SHORT TASK
Which lines hold the word "matplotlib"? Copy each of them.

GIVEN DATA
-- start --
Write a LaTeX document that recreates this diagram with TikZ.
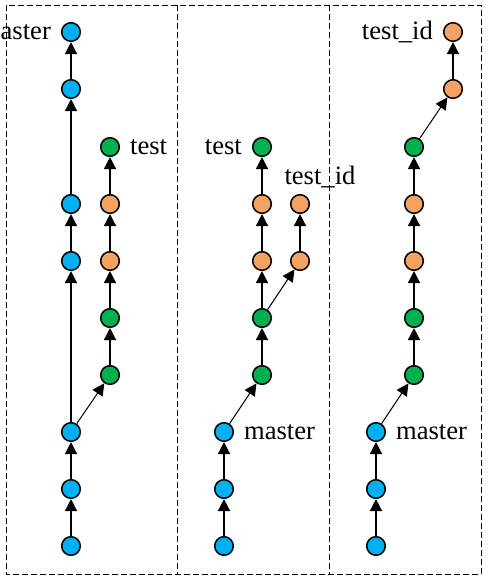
\documentclass[tikz,border=0pt]{standalone}
\usepackage{fontspec}
\setmainfont{Liberation Serif}
\usetikzlibrary{arrows.meta}
\definecolor{cblue}{RGB}{0,176,240}
\definecolor{cgreen}{RGB}{0,176,80}
\definecolor{corange}{RGB}{244,162,97}
\begin{document}
\begin{tikzpicture}[x=0.5pt,y=-0.5pt,
      commit/.style={circle,draw=black,line width=0.75pt,fill=#1,minimum size=9.3pt,inner sep=0pt},
      every label/.append style={font=\fontsize{13.3}{16}\selectfont},
      label distance=1.5pt,
      parent/.style={-{Triangle[length=6pt,width=6pt]},line width=0.75pt},
      branch/.style={-{Triangle[length=6pt,width=6pt]},line width=0.5pt}]
      \useasboundingbox (0,0) rectangle (488,584);
      \draw[dash pattern=on 3pt off 1.5pt,line width=0.5pt] (6,5) rectangle (481,574);
      \draw[dash pattern=on 3pt off 1.5pt,line width=0.5pt] (177,5) -- (177,574);
      \draw[dash pattern=on 3pt off 1.5pt,line width=0.5pt] (329,5) -- (329,574);
      % left
      \node[commit=cblue] (a1) at (71,546) {};
      \node[commit=cblue] (a2) at (71,489) {};
      \node[commit=cblue] (a3) at (71,432) {};
      \node[commit=cblue] (a4) at (71,261) {};
      \node[commit=cblue] (a5) at (71,204) {};
      \node[commit=cblue] (a6) at (71,89) {};
      \node[commit=cblue,label=left:master] (a7) at (71,32) {};
      \node[commit=cgreen] (b1) at (110,375) {};
      \node[commit=cgreen] (b2) at (110,318) {};
      \node[commit=corange] (b3) at (110,261) {};
      \node[commit=corange] (b4) at (110,204) {};
      \node[commit=cgreen,label=right:test] (b5) at (110,147) {};
      \draw[parent] (a1) -- (a2);
      \draw[parent] (a2) -- (a3);
      \draw[parent] (a3) -- (a4);
      \draw[parent] (a4) -- (a5);
      \draw[parent] (a5) -- (a6);
      \draw[parent] (a6) -- (a7);
      \draw[branch] (a3) -- (b1);
      \draw[parent] (b1) -- (b2);
      \draw[parent] (b2) -- (b3);
      \draw[parent] (b3) -- (b4);
      \draw[parent] (b4) -- (b5);
      % middle
      \node[commit=cblue] (c1) at (224,546) {};
      \node[commit=cblue] (c2) at (224,489) {};
      \node[commit=cblue,label=right:master] (c3) at (224,432) {};
      \node[commit=cgreen] (d1) at (262,375) {};
      \node[commit=cgreen] (d2) at (262,318) {};
      \node[commit=corange] (d3) at (262,261) {};
      \node[commit=corange] (d4) at (262,204) {};
      \node[commit=cgreen,label=left:test] (d5) at (262,147) {};
      \node[commit=corange] (e1) at (300,261) {};
      \node[commit=corange,label={[xshift=10pt,label distance=-0.5pt]above:test\_id}] (e2) at (300,204) {};
      \draw[parent] (c1) -- (c2);
      \draw[parent] (c2) -- (c3);
      \draw[branch] (c3) -- (d1);
      \draw[parent] (d1) -- (d2);
      \draw[parent] (d2) -- (d3);
      \draw[parent] (d3) -- (d4);
      \draw[parent] (d4) -- (d5);
      \draw[branch] (d2) -- (e1);
      \draw[parent] (e1) -- (e2);
      % right
      \node[commit=cblue] (f1) at (376,546) {};
      \node[commit=cblue] (f2) at (376,489) {};
      \node[commit=cblue,label=right:master] (f3) at (376,432) {};
      \node[commit=cgreen] (g1) at (414,375) {};
      \node[commit=cgreen] (g2) at (414,318) {};
      \node[commit=corange] (g3) at (414,261) {};
      \node[commit=corange] (g4) at (414,204) {};
      \node[commit=cgreen] (g5) at (414,147) {};
      \node[commit=corange] (h1) at (453,89) {};
      \node[commit=corange,label=left:test\_id] (h2) at (453,32) {};
      \draw[parent] (f1) -- (f2);
      \draw[parent] (f2) -- (f3);
      \draw[branch] (f3) -- (g1);
      \draw[parent] (g1) -- (g2);
      \draw[parent] (g2) -- (g3);
      \draw[parent] (g3) -- (g4);
      \draw[parent] (g4) -- (g5);
      \draw[branch] (g5) -- (h1);
      \draw[parent] (h1) -- (h2);
\end{tikzpicture}
\end{document}
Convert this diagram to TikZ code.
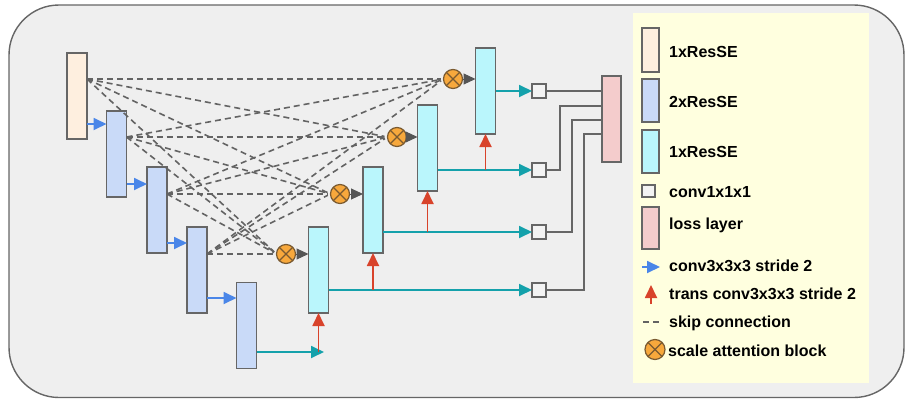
\documentclass[tikz,border=0pt]{standalone}
\usepackage{fontspec}
\setmainfont{Liberation Sans}
\usetikzlibrary{arrows.meta,calc}

\definecolor{panelbg}{HTML}{EFEFEF}
\definecolor{edgegray}{HTML}{666666}
\definecolor{dashgray}{HTML}{636363}
\definecolor{tipgray}{HTML}{555555}
\definecolor{peach}{HTML}{FEEFDF}
\definecolor{paleblue}{HTML}{C9DAF8}
\definecolor{palecyan}{HTML}{BAF6FC}
\definecolor{losspink}{HTML}{F4CCCC}
\definecolor{sqfill}{HTML}{F3F3F3}
\definecolor{legendyellow}{HTML}{FFFFDF}
\definecolor{attorange}{HTML}{F7A83C}
\definecolor{attedge}{HTML}{7A5A30}
\definecolor{arrowblue}{HTML}{4A86E8}
\definecolor{arrowred}{HTML}{D8432B}
\definecolor{fwdteal}{HTML}{14A1AB}

\begin{document}
\begin{tikzpicture}[x=1pt,y=-1pt,
  block/.style={draw=edgegray, line width=1.6pt, minimum width=20pt,
    minimum height=86pt, inner sep=0pt, outer sep=0pt},
  encfirst/.style={block, fill=peach},
  enc/.style={block, fill=paleblue},
  dec/.style={block, fill=palecyan},
  lossbox/.style={block, fill=losspink, minimum width=19pt},
  sq/.style={draw=edgegray, line width=1.5pt, fill=sqfill, minimum width=14pt,
    minimum height=14pt, inner sep=0pt, outer sep=0pt},
  att/.style={circle, draw=attedge, line width=1.2pt, fill=attorange,
    minimum size=19pt, inner sep=0pt, outer sep=0pt,
    path picture={\draw[attedge, line width=1.2pt]
      (path picture bounding box.north west) -- (path picture bounding box.south east)
      (path picture bounding box.north east) -- (path picture bounding box.south west);}},
  skipline/.style={draw=dashgray, line width=1.6pt, dash pattern=on 6pt off 4pt, shorten >=3pt},
  convarrow/.style={draw=arrowblue, line width=1.8pt, -{Triangle[length=13pt,width=12pt]}},
  transarrow/.style={draw=arrowred, line width=1.8pt, -{Triangle[length=13pt,width=12pt]}},
  fwdarrow/.style={draw=fwdteal, line width=1.8pt, -{Triangle[length=13pt,width=12pt]}},
  feedarrow/.style={draw=tipgray, line width=1pt, -{Triangle[length=12pt,width=11pt]}},
  wire/.style={draw=edgegray, line width=1.6pt},
  legtext/.style={anchor=west, inner sep=0pt, text height=11.5pt, text depth=0pt,
    font=\fontsize{16}{19}\selectfont\bfseries}
]
\useasboundingbox (0,0) rectangle (905,399);

% panel
\draw[draw=edgegray, fill=panelbg, line width=1.4pt, rounded corners=50pt]
  (9,5) rectangle (904,397.5);

% legend background
\fill[legendyellow] (633,13) rectangle (869,383);

% encoder path
\node[encfirst] (E0) at (77,96) {};
\node[enc] (E1) at (116.5,154) {};
\node[enc] (E2) at (157,210) {};
\node[enc] (E3) at (197,270) {};
\node[enc] (E4) at (246.5,325.5) {};

% decoder path
\node[dec] (D0) at (485.5,91) {};
\node[dec] (D1) at (427.5,148) {};
\node[dec] (D2) at (373,210) {};
\node[dec] (D3) at (318.5,270) {};

% scale attention blocks
\node[att] (A0) at (453,79) {};
\node[att] (A1) at (397,137) {};
\node[att] (A2) at (340,194) {};
\node[att] (A3) at (286,254) {};

% conv1x1x1 heads and loss
\node[sq] (Q0) at (539,91) {};
\node[sq] (Q1) at (539,170) {};
\node[sq] (Q2) at (539,232) {};
\node[sq] (Q3) at (539,290) {};
\node[lossbox] (L) at (611.5,119) {};

% skip connections: every encoder level to every attention block
\coordinate (S0) at (E0.east |- A0.center);
\coordinate (S1) at (E1.east |- A1.center);
\coordinate (S2) at (E2.east |- A2.center);
\coordinate (S3) at (E3.east |- A3.center);
\foreach \s in {0,1,2,3}{
  \foreach \a in {0,1,2,3}{
    \draw[skipline] (S\s) -- (A\a.west);
  }
}

% attention output into decoder
\draw[feedarrow] (A0.east) -- (D0.west |- A0.center);
\draw[feedarrow] (A1.east) -- (D1.west |- A1.center);
\draw[feedarrow] (A2.east) -- (D2.west |- A2.center);
\draw[feedarrow] (A3.east) -- (D3.west |- A3.center);

% strided convolutions down the encoder
\draw[convarrow] (E0.east |- 0,124) -- (E1.west |- 0,124);
\draw[convarrow] (E1.east |- 0,184) -- (E2.west |- 0,184);
\draw[convarrow] (E2.east |- 0,243) -- (E3.west |- 0,243);
\draw[convarrow] (E3.east |- 0,298) -- (E4.west |- 0,298);

% bottleneck to first decoder level
\coordinate (T3) at (324,352);
\draw[fwdarrow] (E4.east |- T3) -- (T3);
\draw[transarrow] (D3.south |- T3) -- (D3.south);

% decoder outputs to heads, transposed convolutions upward
\draw[fwdarrow] (D3.east |- Q3) -- (Q3.west);
\draw[fwdarrow] (D2.east |- Q2) -- (Q2.west);
\draw[fwdarrow] (D1.east |- Q1) -- (Q1.west);
\draw[fwdarrow] (D0.east |- Q0) -- (Q0.west);
\draw[transarrow] (D2.south |- Q3) -- (D2.south);
\draw[transarrow] (D1.south |- Q2) -- (D1.south);
\draw[transarrow] (D0.south |- Q1) -- (D0.south);

% heads into the loss layer
\draw[wire] (Q0.east) -- (L.west |- Q0.center);
\draw[wire] (Q1.east) -| (560,106) -- (L.west |- 0,106);
\draw[wire] (Q2.east) -| (572,120) -- (L.west |- 0,120);
\draw[wire] (Q3.east) -| (584,134) -- (L.west |- 0,134);

% legend
\node[block, fill=peach, minimum width=17pt, minimum height=44pt] (k0) at (650.5,50) {};
\node[block, fill=paleblue, minimum width=17pt, minimum height=43pt] (k1) at (650.5,100.5) {};
\node[block, fill=palecyan, minimum width=17pt, minimum height=43pt] (k2) at (650.5,151.5) {};
\node[sq, minimum width=13pt, minimum height=12pt] (k3) at (648.5,191) {};
\node[block, fill=losspink, minimum width=17pt, minimum height=42pt] (k4) at (650.5,228) {};
\coordinate (k5a) at (642,267);
\coordinate (k5b) at (660,267);
\draw[convarrow] (k5a) -- (k5b);
\coordinate (k6a) at (651,304);
\coordinate (k6b) at (651,285);
\draw[transarrow] (k6a) -- (k6b);
\coordinate (k7a) at (643,322);
\coordinate (k7b) at (659,322);
\draw[skipline, shorten >=0pt] (k7a) -- (k7b);
\node[att, minimum size=20pt] (k8) at (655,349.5) {};

\node[legtext] at (669,52) {1xResSE};
\node[legtext] at (669,101.5) {2xResSE};
\node[legtext] at (669,152) {1xResSE};
\node[legtext] at (669,191.5) {conv1x1x1};
\node[legtext] at (669,224) {loss layer};
\node[legtext] at (669,266) {conv3x3x3 stride 2};
\node[legtext] at (669,294) {trans conv3x3x3 stride 2};
\node[legtext] at (669,322) {skip connection};
\node[legtext] at (668,350.5) {scale attention block};
\end{tikzpicture}
\end{document}
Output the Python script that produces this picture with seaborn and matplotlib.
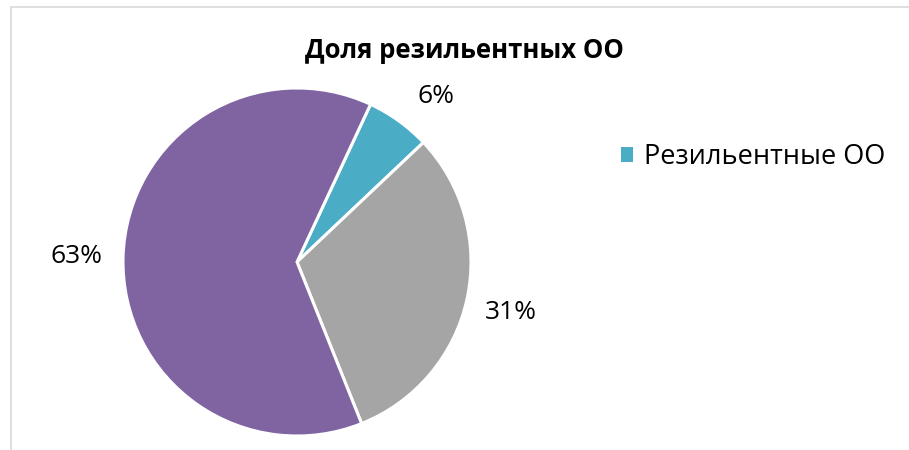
import matplotlib
matplotlib.use("Agg")
import matplotlib.pyplot as plt
import matplotlib.patches as mpatches
import seaborn as sns

# data
categories = ["Резильентные ОО", "Прочие ОО", "Остальные ОО"]
shares = [6, 31, 63]
legend_names = ["Резильентные ОО", "_nolegend_", "_nolegend_"]
colors = ["#4BACC6", "#A5A5A5", "#8064A2"]
title = "Доля резильентных ОО"

# label positions (in pie radius units), Excel "best fit" style
label_pos = [(0.80, 0.95), (1.23, -0.29), (-1.27, 0.03)]

sns.set_theme(style="white")
plt.rcParams["font.family"] = ["Open Sans", "DejaVu Sans"]
plt.rcParams["text.color"] = "black"

fig = plt.figure(figsize=(9.09, 4.5), dpi=100)

# light chart frame (clipped at right and bottom like the original)
frame = mpatches.Rectangle((10.5 / 909, -0.2), 1.2, 0.2 + (450 - 6.5) / 450,
                           transform=fig.transFigure, fill=False,
                           edgecolor="#D9D9D9", linewidth=1.2)
fig.patches.append(frame)

cx, cy, r = 297, 262, 174
ax = fig.add_axes([(cx - r) / 909, (450 - cy - r) / 450, 2 * r / 909, 2 * r / 450])

palette = sns.color_palette(colors)
wedges, _ = ax.pie(shares, colors=palette, startangle=65, counterclock=False,
                   labels=legend_names, labeldistance=None,
                   wedgeprops=dict(edgecolor="white", linewidth=2.2))
ax.set_xlim(-1, 1)
ax.set_ylim(-1, 1)
ax.set_aspect("auto")
ax.axis("off")

for val, (x, y) in zip(shares, label_pos):
    ax.text(x, y, f"{val}%", ha="center", va="center", fontsize=19, color="black")

fig.text(464 / 909, (450 - 58) / 450, title, ha="center", va="baseline",
         fontsize=18.5, fontweight="bold", color="black")

leg = fig.legend(loc="center left", bbox_to_anchor=(621 / 909, (450 - 157) / 450),
                 frameon=False, fontsize=19.5, borderpad=0, borderaxespad=0,
                 handlelength=0.45, handleheight=0.45, handletextpad=0.4,
                 labelcolor="black")
for h in leg.legend_handles:
    h.set_edgecolor("none")

fig.savefig("out.png", dpi=100)
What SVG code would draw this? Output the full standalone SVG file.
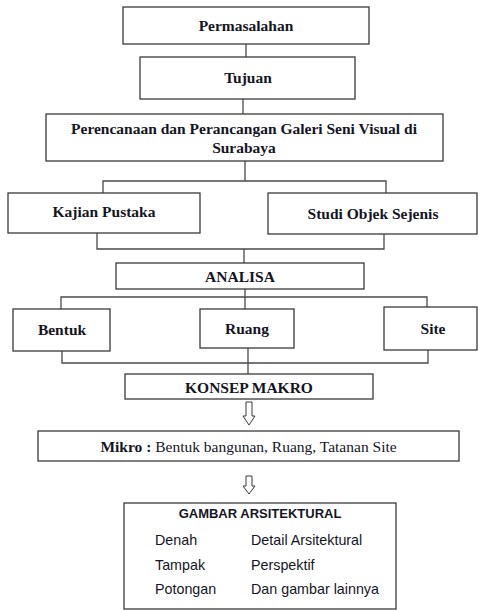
-- end --
TASK ANSWER
Output the Python script that produces this picture with seaborn and matplotlib.
import matplotlib
matplotlib.use("Agg")
import matplotlib.pyplot as plt
import matplotlib.patches as mpatches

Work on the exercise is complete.